>>>>

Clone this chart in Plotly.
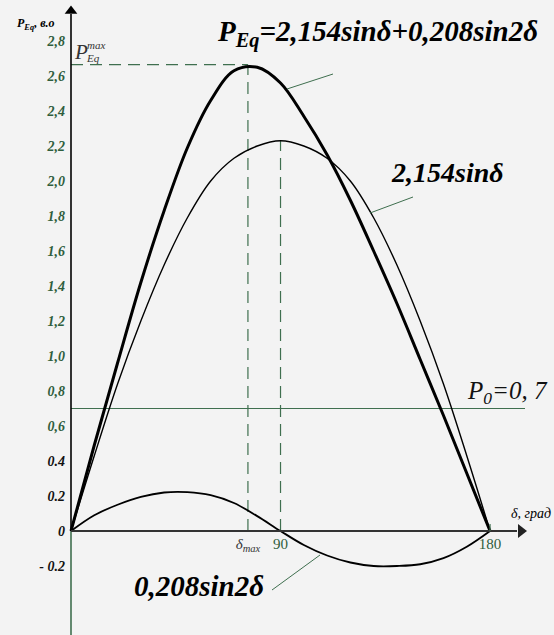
import plotly.graph_objects as go

# ---------------- data ----------------
delta_deg = [0, 10, 20, 30, 40, 50, 60, 70, 80, 90, 100, 110, 120, 130, 140, 150, 160, 170, 180]
p_eq_total = [0, 0.49, 0.96, 1.42, 1.83, 2.19, 2.46, 2.63, 2.65, 2.56, 2.37, 2.15, 1.89, 1.60, 1.30, 0.98, 0.66, 0.33, 0]
p_sin = [0, 0.43, 0.84, 1.20, 1.52, 1.79, 2.00, 2.13, 2.20, 2.23, 2.20, 2.13, 2.00, 1.79, 1.52, 1.20, 0.84, 0.43, 0]
p_sin2 = [0, 0.09, 0.15, 0.195, 0.22, 0.222, 0.205, 0.16, 0.085, 0, -0.08, -0.14, -0.18, -0.20, -0.20, -0.19, -0.155, -0.09, 0]

p0_value = 0.7
delta_max = 76
p_eq_max = 2.665
p_sin_max = 2.23

y_tick_vals = [2.8, 2.6, 2.4, 2.2, 2.0, 1.8, 1.6, 1.4, 1.2, 1.0, 0.8, 0.6, 0.4, 0.2, 0, -0.2]
y_tick_text = ["2,8", "2,6", "2,4", "2,2", "2,0", "1,8", "1,6", "1,4", "1,2", "1,0", "0,8", "0,6",
               "0.4", "0.2", "0", "- 0.2"]
x_tick_vals = [delta_max, 90, 180]
x_tick_text = ["δ<sub>max</sub>", "90", "180"]

# ---------------- layout helpers (pixel -> data) ----------------
W, H = 554, 635
X0, XS = 71, 2.328     # pixel of delta=0, px per degree
Y0, YS = 531, 175      # pixel of P=0, px per unit


def fx(px):
    return (px - X0) / XS


def fy(py):
    return (Y0 - py) / YS


GREEN = "#2f5e3d"
GREEN_LINE = "#3f6f4f"
SERIF = "Liberation Serif"
DASH = dict(color=GREEN_LINE, width=1.2, dash="12px,7px")

fig = go.Figure()

# dashed guide lines
fig.add_trace(go.Scatter(x=[0, delta_max], y=[p_eq_max, p_eq_max], mode="lines", line=DASH, hoverinfo="skip"))
fig.add_trace(go.Scatter(x=[delta_max, delta_max], y=[0, p_eq_max], mode="lines", line=DASH, hoverinfo="skip"))
fig.add_trace(go.Scatter(x=[90, 90], y=[0, p_sin_max], mode="lines", line=DASH, hoverinfo="skip"))
# P0 line
fig.add_trace(go.Scatter(x=[0, fx(525)], y=[p0_value, p0_value], mode="lines",
                         line=dict(color=GREEN_LINE, width=1.2), hoverinfo="skip"))

# curves
fig.add_trace(go.Scatter(x=delta_deg, y=p_sin2, mode="lines", line=dict(color="black", width=1.8, shape="spline")))
fig.add_trace(go.Scatter(x=delta_deg, y=p_sin, mode="lines", line=dict(color="black", width=1.4, shape="spline")))
fig.add_trace(go.Scatter(x=delta_deg, y=p_eq_total, mode="lines", line=dict(color="black", width=3, shape="spline")))

# axis arrowheads
fig.add_trace(go.Scatter(x=[0], y=[fy(11)], mode="markers", hoverinfo="skip",
                         marker=dict(symbol="triangle-up", size=11, color="black", line=dict(width=0))))
fig.add_trace(go.Scatter(x=[fx(521)], y=[0], mode="markers", hoverinfo="skip",
                         marker=dict(symbol="triangle-right", size=12, color="#222222", line=dict(width=0))))

shapes = [
    # y axis (black above 0, green below)
    dict(type="line", xref="x", yref="y", x0=0, x1=0, y0=0, y1=fy(14), line=dict(color="black", width=1.6)),
    dict(type="line", xref="x", yref="y", x0=0, x1=0, y0=fy(H), y1=0, line=dict(color=GREEN_LINE, width=1.6)),
    # x axis
    dict(type="line", xref="x", yref="y", x0=0, x1=fx(517), y0=0, y1=0, line=dict(color="#333333", width=2)),
    # tick at 180
    dict(type="line", xref="x", yref="y", x0=180, x1=180, y0=0, y1=fy(524), line=dict(color=GREEN_LINE, width=1.2)),
    # leader lines
    dict(type="line", xref="x", yref="y", x0=fx(287), y0=fy(89), x1=fx(333), y1=fy(74), line=dict(color=GREEN_LINE, width=1)),
    dict(type="line", xref="x", yref="y", x0=fx(370), y0=fy(213), x1=fx(413), y1=fy(197), line=dict(color=GREEN_LINE, width=1)),
    dict(type="line", xref="x", yref="y", x0=fx(320), y0=fy(555), x1=fx(272), y1=fy(590), line=dict(color=GREEN_LINE, width=1)),
]

ann = [
    dict(x=fx(377), y=fy(33), text="<b><i>P<sub>Eq</sub>=2,154sinδ+0,208sin2δ</i></b>",
         font=dict(family=SERIF, size=29, color="black")),
    dict(x=fx(447), y=fy(172), text="<b><i>2,154sinδ</i></b>", font=dict(family=SERIF, size=28, color="black")),
    dict(x=fx(199), y=fy(586), text="<b><i>0,208sin2δ</i></b>", font=dict(family=SERIF, size=29, color="black")),
    dict(x=fx(550), y=fy(392), xanchor="right", text="<i>P<sub>0</sub>=0, 7</i>",
         font=dict(family=SERIF, size=25, color="#111111")),
    dict(x=fx(36), y=fy(24), text="<b><i>P<sub>Eq</sub>, в.о</i></b>", font=dict(family=SERIF, size=12, color="black")),
    dict(x=fx(553), y=fy(513), xanchor="right", text="<i>δ, град</i>", font=dict(family=SERIF, size=14, color="black")),
    dict(x=fx(72), y=fy(52), xanchor="left", text="<i>P</i>", font=dict(family=SERIF, size=21, color="#333333")),
    dict(x=fx(85), y=fy(45), xanchor="left", text="<i>max</i>", font=dict(family=SERIF, size=11, color="#333333")),
    dict(x=fx(84), y=fy(58), xanchor="left", text="<i>Eq</i>", font=dict(family=SERIF, size=11, color="#333333")),
]
for a in ann:
    a.setdefault("showarrow", False)
    a.setdefault("xref", "x")
    a.setdefault("yref", "y")

ticktext_y = []
for v, t in zip(y_tick_vals, y_tick_text):
    col = GREEN if v >= 0.6 else "#111111"
    ticktext_y.append(f"<span style='color:{col}'>{t}</span>")

ticktext_x = [
    f"<span style='color:#333333'><i>{x_tick_text[0]}</i></span>",
    f"<span style='color:{GREEN}'>{x_tick_text[1]}</span>",
    f"<span style='color:{GREEN}'>{x_tick_text[2]}</span>",
]

fig.update_layout(
    width=W, height=H,
    margin=dict(l=0, r=0, t=0, b=0),
    paper_bgcolor="#f3f3f3", plot_bgcolor="#f3f3f3",
    showlegend=False,
    hovermode=False,
    shapes=shapes,
    annotations=ann,
    xaxis=dict(range=[fx(0), fx(W)], showgrid=False, zeroline=False, showline=False,
               anchor="free", position=(H - Y0) / H, automargin=False,
               tickmode="array", tickvals=x_tick_vals, ticktext=ticktext_x, ticks="",
               ticklabelstandoff=2,
               tickfont=dict(family=SERIF, size=15, color=GREEN)),
    yaxis=dict(range=[fy(H), fy(0)], showgrid=False, zeroline=False, showline=False,
               anchor="free", position=X0 / W, automargin=False,
               tickmode="array", tickvals=y_tick_vals, ticktext=ticktext_y, ticks="",
               ticklabelstandoff=6,
               tickfont=dict(family=SERIF, size=14, color=GREEN, weight="bold", style="italic")),
)

fig.write_html("out.html", config={"displayModeBar": False},
               post_script="document.body.style.margin='0';document.body.style.background='#f3f3f3';")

<<<<

Write out, word for word, the lines from the start of the data through the one holding "import plotly.graph_objects as go". Omit pictures.

Answer in full:
Clone this chart in Plotly.
import plotly.graph_objects as go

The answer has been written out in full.